* Information supplied
━━━━━━

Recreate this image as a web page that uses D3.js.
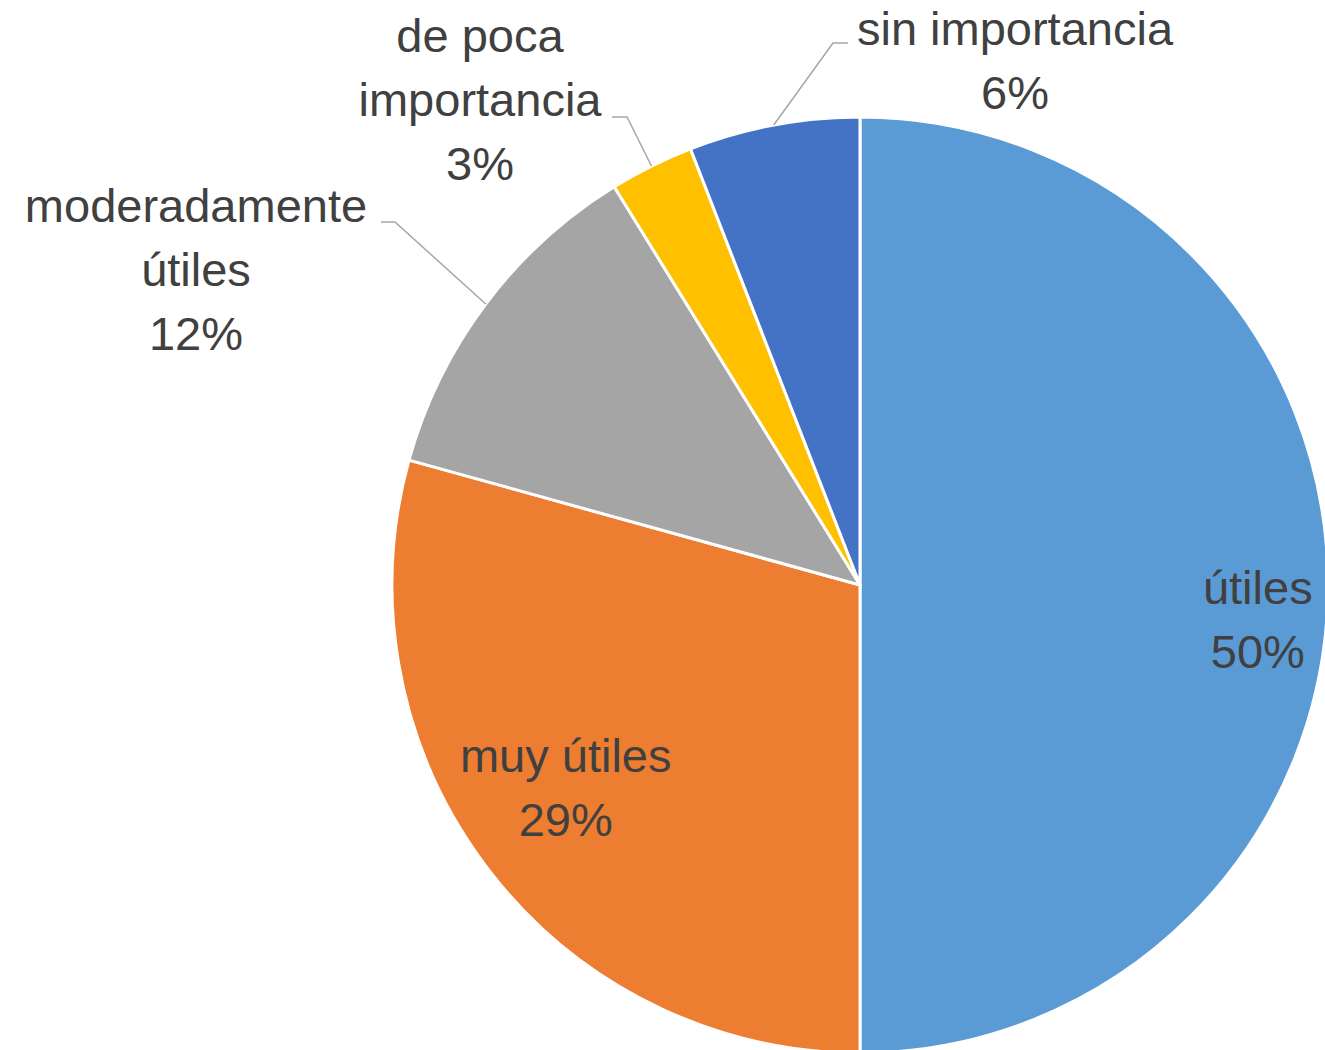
<!DOCTYPE html>
<html>
<head>
<meta charset="utf-8">
<script src="https://cdn.jsdelivr.net/npm/d3@7"></script>
<style>
  body { margin: 0; background: #fff; }
  svg text { font-family: "Liberation Sans", Arial, sans-serif; fill: #404040; }
</style>
</head>
<body>
<div id="chart"></div>
<script>
const categories = ["útiles", "muy útiles", "moderadamente útiles", "de poca importancia", "sin importancia"];
// shares (labels show them rounded)
const values = [50.0, 29.3, 11.9, 2.9, 5.9];
const colors = ["#5B9BD5", "#ED7D31", "#A5A5A5", "#FFC000", "#4472C4"];
// how each label wraps in the picture
const labelLines = [["útiles"], ["muy útiles"], ["moderadamente", "útiles"], ["de poca", "importancia"], ["sin importancia"]];

const width = 1325, height = 1050;
const cx = 860, cy = 585, radius = 468;
const fontSize = 47, lineHeight = 64;

// label placement: inside labels sit on a ring through the slice, outside ones get a leader line
const placement = [
    {inside: true, r: 0.85, dy: 34},
    {inside: true, r: 0.79, dy: -22},
    {inside: false, x: 196, y: 222, elbow: [395, 222], end: [381, 222]},
    {inside: false, x: 480, y: 52, elbow: [627, 117], end: [612, 117]},
    {inside: false, x: 1015, y: 45, elbow: [833, 43], end: [848, 43]}
];

const svg = d3.select("#chart")
    .append("svg")
    .attr("width", width)
    .attr("height", height);

const g = svg.append("g")
    .attr("transform", `translate(${cx},${cy})`);

const pie = d3.pie().sort(null).value(d => d.value);
const arc = d3.arc().innerRadius(0).outerRadius(radius);

const data = categories.map((c, i) => ({name: c, value: values[i], color: colors[i], lines: labelLines[i], place: placement[i]}));
const total = d3.sum(values);
const arcs = pie(data);

g.selectAll(".slice")
    .data(arcs)
    .enter()
    .append("path")
    .attr("class", "slice")
    .attr("d", arc)
    .attr("fill", d => d.data.color)
    .attr("stroke", "#fff")
    .attr("stroke-width", 3)
    .attr("stroke-linejoin", "round");

// leader lines for the outside labels
arcs.filter(d => !d.data.place.inside).forEach(d => {
    const a = (d.startAngle + d.endAngle) / 2;
    const p = d.data.place;
    const start = [cx + radius * Math.sin(a), cy - radius * Math.cos(a)];
    svg.append("polyline")
        .attr("points", [start, p.elbow, p.end].map(q => q.join(",")).join(" "))
        .attr("fill", "none")
        .attr("stroke", "#A6A6A6")
        .attr("stroke-width", 1.5);
});

// labels
arcs.forEach(d => {
    const p = d.data.place;
    let x, y0;
    const lines = d.data.lines.concat([Math.round(d.data.value / total * 100) + "%"]);
    if (p.inside) {
        const a = (d.startAngle + d.endAngle) / 2;
        x = cx + radius * p.r * Math.sin(a);
        const yc = cy - radius * p.r * Math.cos(a) + p.dy;
        y0 = yc - (lines.length - 1) * lineHeight / 2 + fontSize * 0.36;
    } else {
        x = p.x;
        y0 = p.y;
    }
    const t = svg.append("text")
        .attr("text-anchor", "middle")
        .style("font-size", fontSize + "px");
    lines.forEach((ln, i) => {
        t.append("tspan")
            .attr("x", x)
            .attr("y", y0 + i * lineHeight)
            .text(ln);
    });
});
</script>
</body>
</html>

━━━━━━

* Written request
Write out the data precisely as given, excluding the pictures.

* Correct response
Recreate this image as a web page that uses D3.js.
<!DOCTYPE html>
<html>
<head>
<meta charset="utf-8">
<script src="https://cdn.jsdelivr.net/npm/d3@7"></script>
<style>
  body { margin: 0; background: #fff; }
  svg text { font-family: "Liberation Sans", Arial, sans-serif; fill: #404040; }
</style>
</head>
<body>
<div id="chart"></div>
<script>
const categories = ["útiles", "muy útiles", "moderadamente útiles", "de poca importancia", "sin importancia"];
// shares (labels show them rounded)
const values = [50.0, 29.3, 11.9, 2.9, 5.9];
const colors = ["#5B9BD5", "#ED7D31", "#A5A5A5", "#FFC000", "#4472C4"];
// how each label wraps in the picture
const labelLines = [["útiles"], ["muy útiles"], ["moderadamente", "útiles"], ["de poca", "importancia"], ["sin importancia"]];

const width = 1325, height = 1050;
const cx = 860, cy = 585, radius = 468;
const fontSize = 47, lineHeight = 64;

// label placement: inside labels sit on a ring through the slice, outside ones get a leader line
const placement = [
    {inside: true, r: 0.85, dy: 34},
    {inside: true, r: 0.79, dy: -22},
    {inside: false, x: 196, y: 222, elbow: [395, 222], end: [381, 222]},
    {inside: false, x: 480, y: 52, elbow: [627, 117], end: [612, 117]},
    {inside: false, x: 1015, y: 45, elbow: [833, 43], end: [848, 43]}
];

const svg = d3.select("#chart")
    .append("svg")
    .attr("width", width)
    .attr("height", height);

const g = svg.append("g")
    .attr("transform", `translate(${cx},${cy})`);

const pie = d3.pie().sort(null).value(d => d.value);
const arc = d3.arc().innerRadius(0).outerRadius(radius);

const data = categories.map((c, i) => ({name: c, value: values[i], color: colors[i], lines: labelLines[i], place: placement[i]}));
const total = d3.sum(values);
const arcs = pie(data);

g.selectAll(".slice")
    .data(arcs)
    .enter()
    .append("path")
    .attr("class", "slice")
    .attr("d", arc)
    .attr("fill", d => d.data.color)
    .attr("stroke", "#fff")
    .attr("stroke-width", 3)
    .attr("stroke-linejoin", "round");

// leader lines for the outside labels
arcs.filter(d => !d.data.place.inside).forEach(d => {
    const a = (d.startAngle + d.endAngle) / 2;
    const p = d.data.place;
    const start = [cx + radius * Math.sin(a), cy - radius * Math.cos(a)];
    svg.append("polyline")
        .attr("points", [start, p.elbow, p.end].map(q => q.join(",")).join(" "))
        .attr("fill", "none")
        .attr("stroke", "#A6A6A6")
        .attr("stroke-width", 1.5);
});

// labels
arcs.forEach(d => {
    const p = d.data.place;
    let x, y0;
    const lines = d.data.lines.concat([Math.round(d.data.value / total * 100) + "%"]);
    if (p.inside) {
        const a = (d.startAngle + d.endAngle) / 2;
        x = cx + radius * p.r * Math.sin(a);
        const yc = cy - radius * p.r * Math.cos(a) + p.dy;
        y0 = yc - (lines.length - 1) * lineHeight / 2 + fontSize * 0.36;
    } else {
        x = p.x;
        y0 = p.y;
    }
    const t = svg.append("text")
        .attr("text-anchor", "middle")
        .style("font-size", fontSize + "px");
    lines.forEach((ln, i) => {
        t.append("tspan")
            .attr("x", x)
            .attr("y", y0 + i * lineHeight)
            .text(ln);
    });
});
</script>
</body>
</html>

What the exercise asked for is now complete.